Scientific classification
- Kingdom: Animalia
- Phylum: Chordata
- Class: Actinopterygii
- Division: Teleostei
- Order: Cichliformes
- Family: Polycentridae
- Genus: Polycentrus
- Species: P. schomburgkii
- Binomial name: Polycentrus schomburgkii Müller & Troschel, 1849

= Polycentrus schomburgkii =

- Authority: Müller & Troschel, 1849
- Conservation status: LC

Species of fish

Polycentrus schomburgkii, also known as the Guyana leaffish, is a species of fish belonging to the family Polycentridae. It inhabits fresh and brackish waters, both clear and turbid, of the northeastern part of South America and Trinidad. It reaches a maximum length of 5.5 cm.

==Description==
The females are a deep brown, but the males are velvety-black with turquoise or silver spots and flecks.
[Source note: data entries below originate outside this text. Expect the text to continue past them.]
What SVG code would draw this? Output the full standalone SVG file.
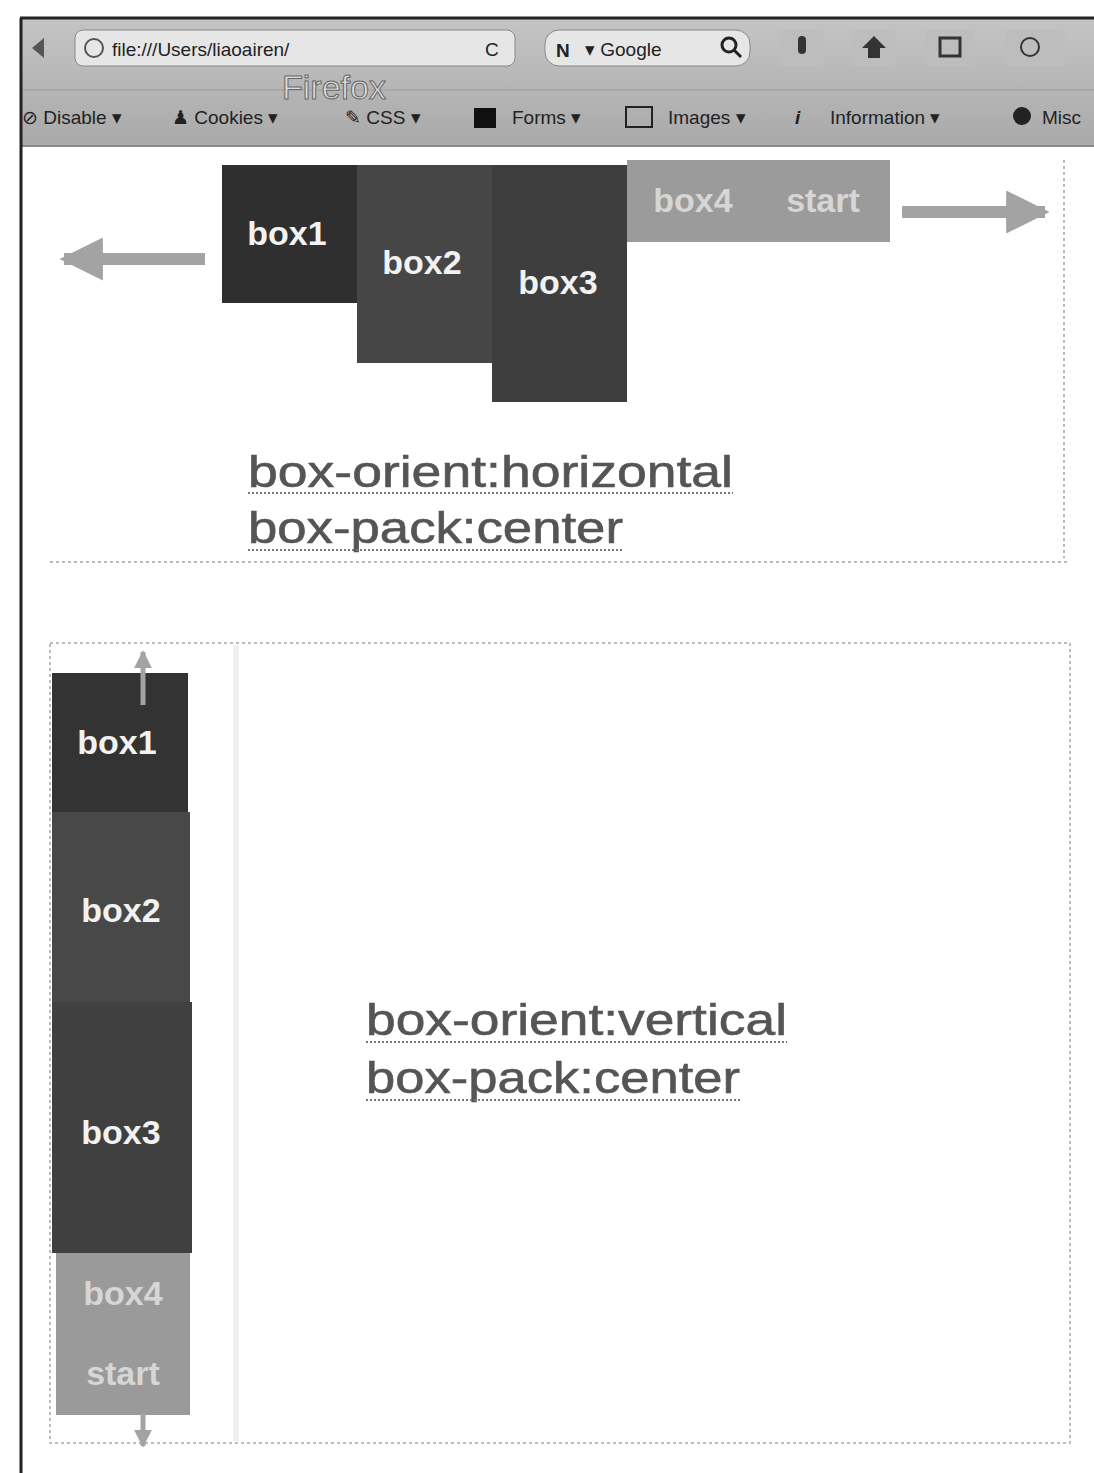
<svg xmlns="http://www.w3.org/2000/svg" width="1094" height="1473" viewBox="0 0 1094 1473">
<defs>
<linearGradient id="tb" x1="0" y1="0" x2="0" y2="1">
<stop offset="0" stop-color="#c4c4c4"/><stop offset="1" stop-color="#a9a9a9"/>
</linearGradient>
<marker id="ah" viewBox="0 0 10 10" refX="9" refY="5" markerWidth="3.6" markerHeight="4" orient="auto" markerUnits="strokeWidth">
<path d="M0,0 L10,5 L0,10 z" fill="#a3a3a3"/>
</marker>
</defs>
<style>
.tbt{font-family:"Liberation Sans",Arial,sans-serif;font-size:19px;fill:#222}
.lbl{font-family:"Liberation Sans",Arial,sans-serif;font-weight:bold;font-size:34px;fill:#f2f2f2;text-anchor:middle}
.lbl2{font-family:"Liberation Sans",Arial,sans-serif;font-weight:bold;font-size:34px;fill:#d6d6d6;text-anchor:middle}
.css{font-family:"Liberation Sans",Arial,sans-serif;font-size:44px;fill:#555;stroke:#555;stroke-width:0.6}
.ul{stroke:#777;stroke-width:2;stroke-dasharray:2 2}
.dot{fill:none;stroke:#bbb;stroke-width:2;stroke-dasharray:3 3}
.arr{stroke:#a3a3a3;fill:none}
</style>
<rect width="1094" height="1473" fill="#fff"/>
<g id="browser-chrome">
<rect x="20" y="18" width="1074" height="128" fill="url(#tb)"/>
<line x1="20" y1="90" x2="1094" y2="90" stroke="#999" stroke-width="1"/>
<rect x="75" y="30" width="440" height="36" rx="8" fill="#e6e6e6" stroke="#888"/>
<circle cx="94" cy="48" r="9" fill="none" stroke="#555" stroke-width="2"/>
<text class="tbt" x="112" y="56">file:///Users/liaoairen/</text>
<text class="tbt" x="485" y="56" fill="#666">C</text>
<rect x="545" y="30" width="205" height="36" rx="14" fill="#e6e6e6" stroke="#888"/>
<text class="tbt" x="556" y="57" font-weight="bold">N</text>
<text class="tbt" x="585" y="56" fill="#555">▾ Google</text>
<circle cx="729" cy="45" r="7" fill="none" stroke="#222" stroke-width="3"/>
<line x1="734" y1="50" x2="741" y2="57" stroke="#222" stroke-width="3"/>
<rect x="780" y="30" width="44" height="36" rx="5" fill="#bdbdbd"/>
<rect x="798" y="36" width="8" height="18" rx="4" fill="#333"/>
<rect x="852" y="30" width="44" height="36" rx="5" fill="#bdbdbd"/>
<path d="M874,36 L886,48 L880,48 L880,58 L868,58 L868,48 L862,48 z" fill="#333"/>
<rect x="925" y="30" width="50" height="36" rx="5" fill="#bdbdbd"/>
<rect x="940" y="38" width="20" height="18" fill="none" stroke="#333" stroke-width="3"/>
<rect x="1005" y="30" width="60" height="36" rx="5" fill="#bdbdbd"/>
<circle cx="1030" cy="47" r="9" fill="none" stroke="#333" stroke-width="2"/>
<path d="M32,48 L44,38 L44,58 z" fill="#555"/>
<text x="282" y="99" font-family="Liberation Sans,Arial,sans-serif" font-size="34" fill="#ddd" stroke="#666" stroke-width="1">Firefox</text>
<text class="tbt" x="22" y="124">⊘ Disable ▾</text>
<text class="tbt" x="172" y="124">♟ Cookies ▾</text>
<text class="tbt" x="345" y="124">✎ CSS ▾</text>
<rect x="474" y="108" width="22" height="20" fill="#111"/>
<text class="tbt" x="512" y="124">Forms ▾</text>
<rect x="626" y="107" width="26" height="20" fill="none" stroke="#222" stroke-width="2"/>
<text class="tbt" x="668" y="124">Images ▾</text>
<text class="tbt" x="795" y="124" font-weight="bold" font-style="italic">i</text>
<text class="tbt" x="830" y="124">Information ▾</text>
<circle cx="1022" cy="116" r="9" fill="#222"/>
<text class="tbt" x="1042" y="124">Misc</text>
<line x1="20" y1="146" x2="1094" y2="146" stroke="#888" stroke-width="2"/>
<line x1="20" y1="18" x2="1094" y2="18" stroke="#222" stroke-width="3"/>
<line x1="21" y1="18" x2="21" y2="1473" stroke="#222" stroke-width="3"/>
</g>
<g id="panel-horizontal">
<path class="dot" d="M50,562 L1070,562 M1064,160 L1064,558"/>
</g>
<g id="panel-vertical">
<rect class="dot" x="50" y="643" width="1020" height="800"/>
<line x1="236" y1="645" x2="236" y2="1441" stroke="#f0f0f0" stroke-width="6"/>
</g>
<g id="h-box1"><rect x="222" y="165" width="135" height="138" fill="#2f2f2f"/><text class="lbl" x="287" y="245">box1</text></g>
<g id="h-box2"><rect x="357" y="165" width="135" height="198" fill="#464646"/><text class="lbl" x="422" y="274">box2</text></g>
<g id="h-box3"><rect x="492" y="165" width="135" height="237" fill="#3e3e3e"/><text class="lbl" x="558" y="294">box3</text></g>
<g id="h-box4"><rect x="627" y="160" width="263" height="82" fill="#9b9b9b"/><text class="lbl2" x="693" y="212">box4</text><text class="lbl2" x="823" y="212">start</text></g>
<g id="h-caption">
<text class="css" x="248" y="487" textLength="485" lengthAdjust="spacingAndGlyphs">box-orient:horizontal</text>
<line class="ul" x1="248" y1="493" x2="733" y2="493"/>
<text class="css" x="248" y="543" textLength="375" lengthAdjust="spacingAndGlyphs">box-pack:center</text>
<line class="ul" x1="248" y1="550" x2="623" y2="550"/>
</g>
<g id="v-box1"><rect x="52" y="673" width="136" height="139" fill="#333"/><text class="lbl" x="117" y="754">box1</text></g>
<g id="v-box2"><rect x="52" y="812" width="138" height="190" fill="#484848"/><text class="lbl" x="121" y="922">box2</text></g>
<g id="v-box3"><rect x="52" y="1002" width="140" height="251" fill="#404040"/><text class="lbl" x="121" y="1144">box3</text></g>
<g id="v-box4"><rect x="56" y="1253" width="134" height="162" fill="#9a9a9a"/><text class="lbl2" x="123" y="1305">box4</text><text class="lbl2" x="123" y="1385">start</text></g>
<g id="v-caption">
<text class="css" x="366" y="1035" textLength="421" lengthAdjust="spacingAndGlyphs">box-orient:vertical</text>
<line class="ul" x1="366" y1="1042" x2="787" y2="1042"/>
<text class="css" x="366" y="1093" textLength="374" lengthAdjust="spacingAndGlyphs">box-pack:center</text>
<line class="ul" x1="366" y1="1100" x2="740" y2="1100"/>
</g>
<g id="connectors">
<line class="arr" x1="205" y1="259" x2="64" y2="259" stroke-width="12" marker-end="url(#ah)"/>
<line class="arr" x1="902" y1="212" x2="1045" y2="212" stroke-width="12" marker-end="url(#ah)"/>
<line class="arr" x1="143" y1="705" x2="143" y2="652" stroke-width="5" marker-end="url(#ah)"/>
<line class="arr" x1="143" y1="1413" x2="143" y2="1446" stroke-width="5" marker-end="url(#ah)"/>
</g>
</svg>
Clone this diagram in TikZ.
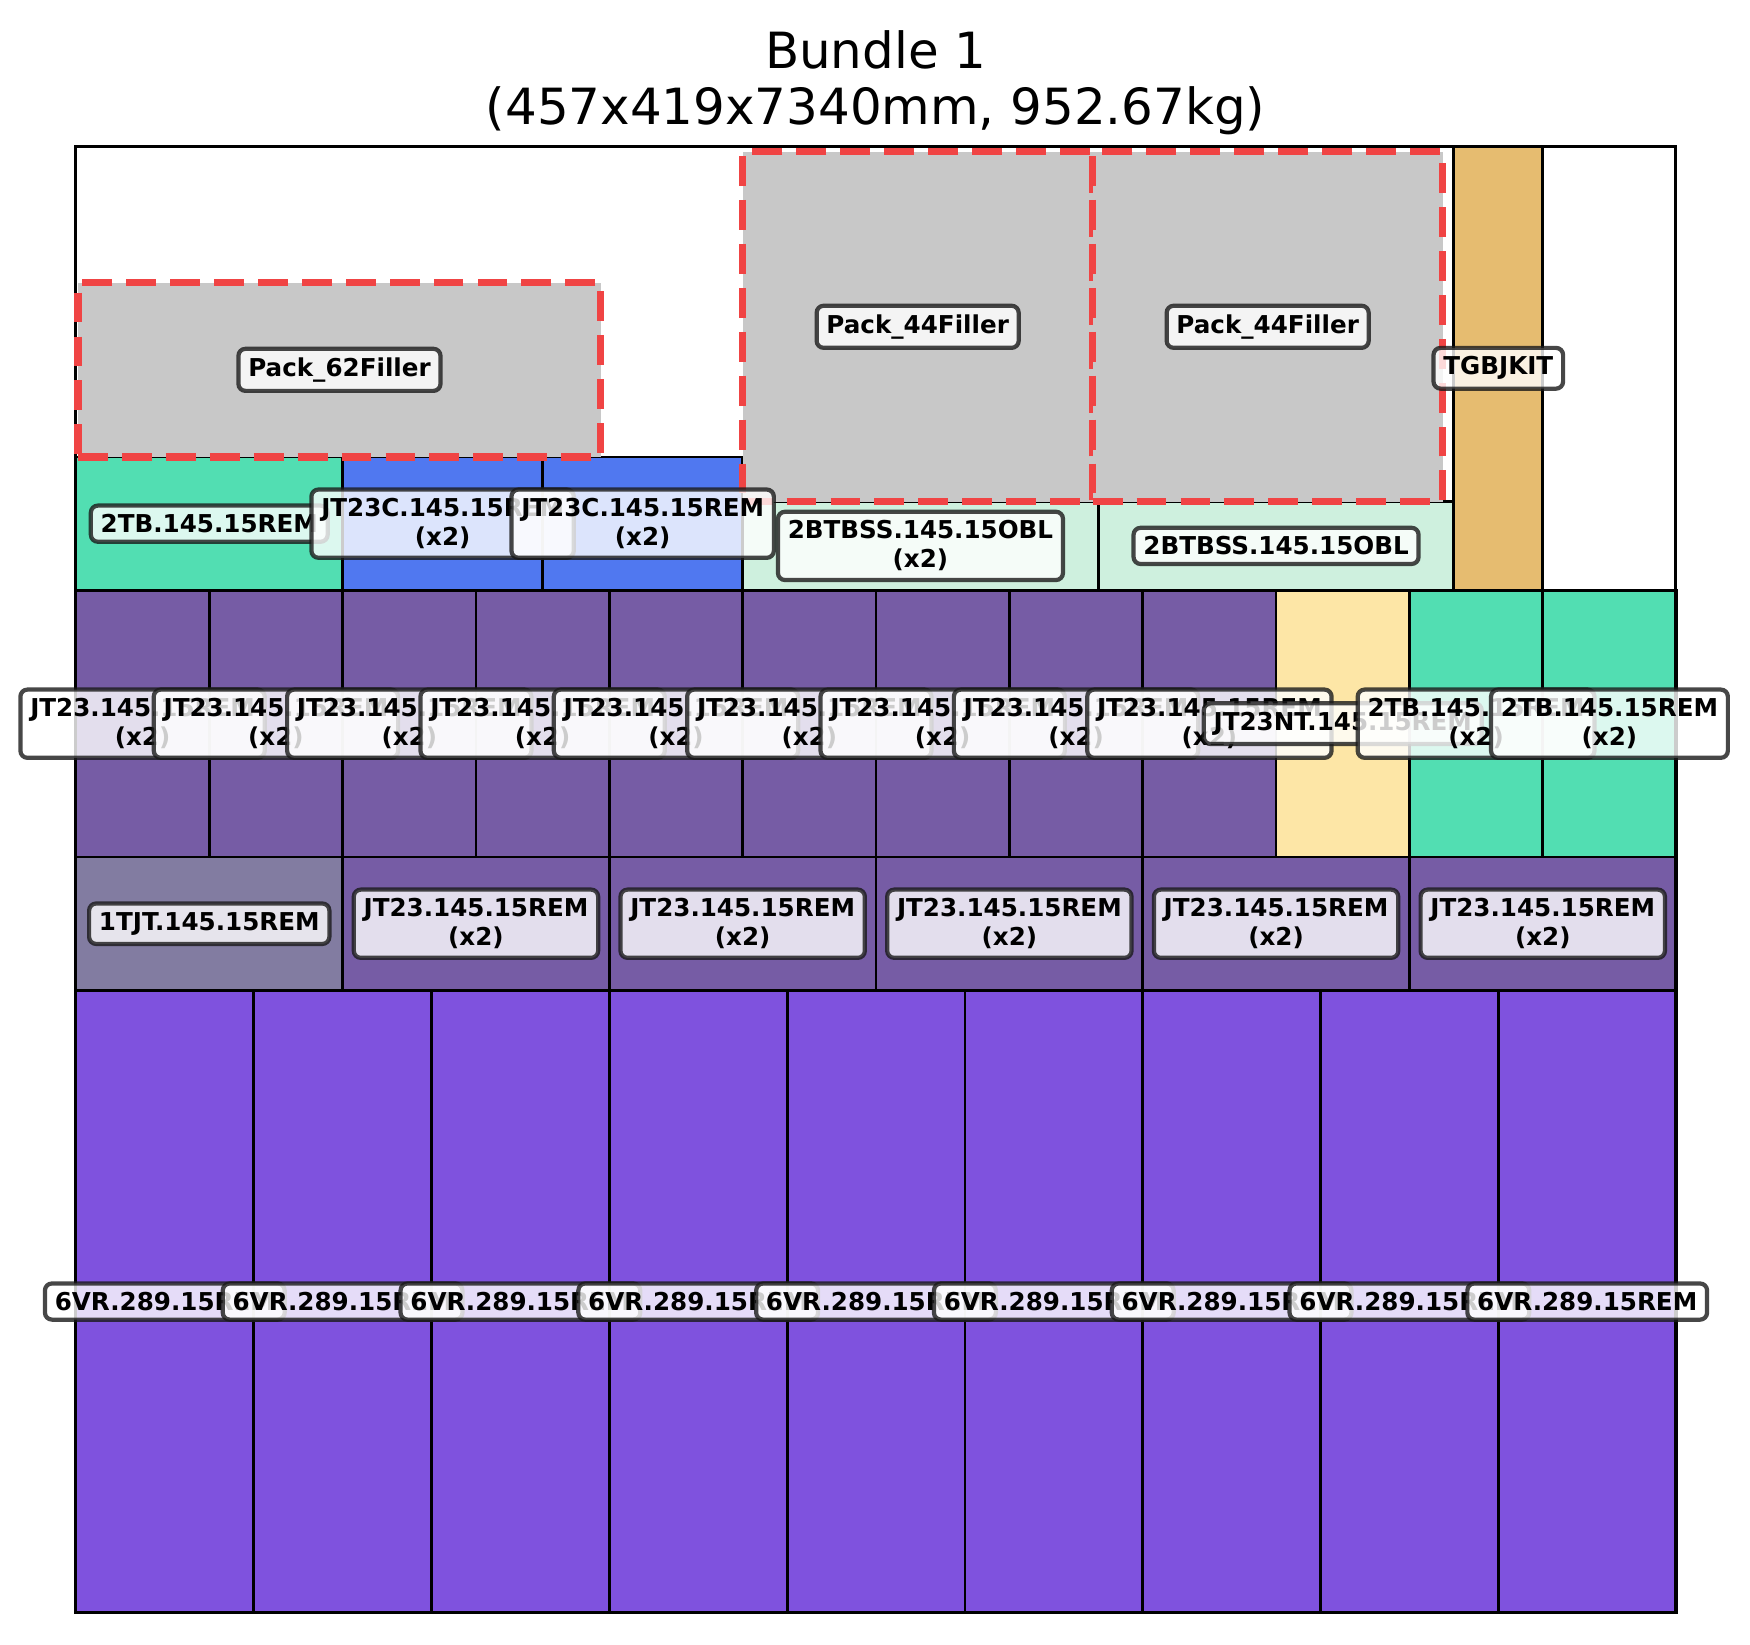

It uses its coloration to blend in with its surroundings.

==In the aquarium==
Polycentrus schomburgkii is sometimes kept as an aquarium fish, where its small size allows for tanks as small as ten gallons in size. Like other South American leaffishes (and numerous other leaf-like fishes, for that matter) it is an ambush predator that floats motionless among plants until a smaller fish swims close enough for it to swallow. Because of its predator nature, its tank mates should be large enough to avoid being eaten; however, they also should not be vigorous enough to outcompete the leaf fish for food. These fish are known to be difficult aquarium inhabitants, requiring live foods such as small fish, bloodworms, and brine shrimp; they seldom adapt to a more prepared diet; further, they need soft, acidic, very clean water.

Spawning in the aquarium is known to be challenging. These fish spawn in a cave, often in a leaf, and the male guards them for 3 to 4 days before they become free swimming. The fry are well known for being very cannibalistic when poorly fed and are even more sensitive to sub par water quality than the parents.